Japan agency hikes Fukushima accident level to 5

AFP , Friday 18 Mar 2011

Japan's nuclear safety agency alerted IAEA of raising the Fukushima crisis level to five from four on the international scale of gravity for atomic accidents

Japan's nuclear safety agency on Friday raised the Fukushima crisis level to five from four on the international scale of gravity for atomic accidents, which goes to as high as seven.

The decision by the Nuclear and Industrial Safety Agency (NISA) puts Fukushima on the same level as the 1979 accident at Three Mile Island in Pennsylvania and makes it the worst ever in Japan.

A spokesman for the agency said it had alerted the IAEA on its decision, which was made due to the condition of reactors one, two and three at the plant stricken by last week's massive earthquake and tsunami that devastated swathes of northeastern Japan.

"The cooling function was lost and the reactor cores were damaged. Radioactive particles continue to be released in the environment," he said.

Among the six reactors at the power plant, reactors one, two and three were operating at the time of the magnitude 9.0 quake and halted automatically.
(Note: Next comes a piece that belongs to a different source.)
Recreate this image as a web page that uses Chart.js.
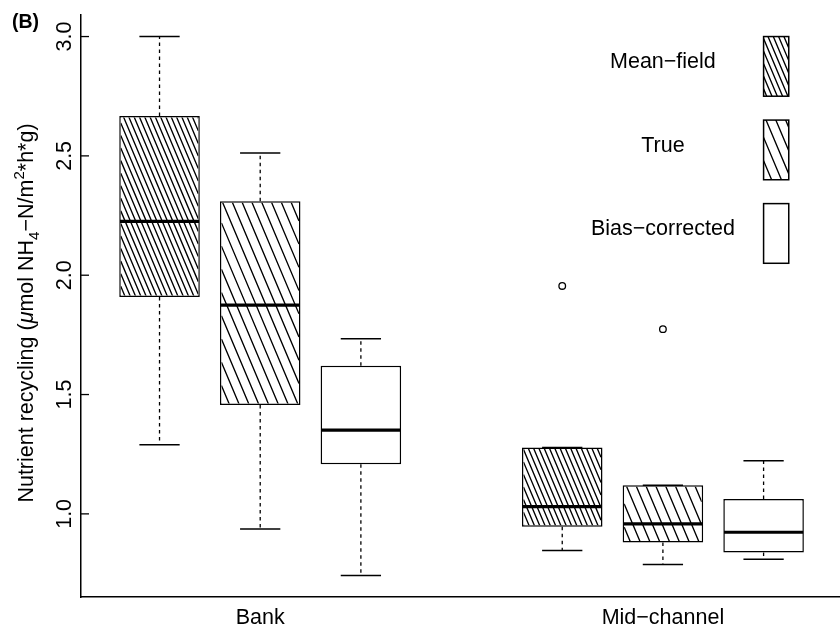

But the cores are believed to have partially melted because the twin disasters knocked out the plant's reactor cooling systems, sparking a series of explosions and fires.

Authorities have since struggled to keep fuel rods inside reactors and fuel storage containment pools under water. If they are exposed to air, they could degrade further and emit large amounts of dangerous radioactive material.

France's Nuclear Safety Authority rates the Fukushima crisis at six on the scale. The Chernobyl disaster is put at seven, the highest.

Level 3 indicates a "serious incident" according to the International Atomic Energy Agency (IAEA) scale, while level four means there has been an "accident with local consequences."

The 28 March, 1979 accident at Three Mile Island was a partial reactor meltdown that led to "very small" releases of radioactivity, according to the US Nuclear Regulatory Commission (NRC).

It caused no casualties, but was rated five on the scale, corresponding to "an accident with wider consequences."

Level 6 is a "serious accident".

The 26 April, 1986 explosion at the Soviet nuclear power plant in Chernobyl - rated a maximum 7 - was the world's worst nuclear disaster.

Unleashed by an unauthorised technical experiment, it spewed radioactive dust over swathes of Ukraine, Belarus, Russia and western Europe. Estimates of the death toll range from a UN 2005 figure of 4,000 to tens or even hundreds of thousands, proposed by non-governmental groups.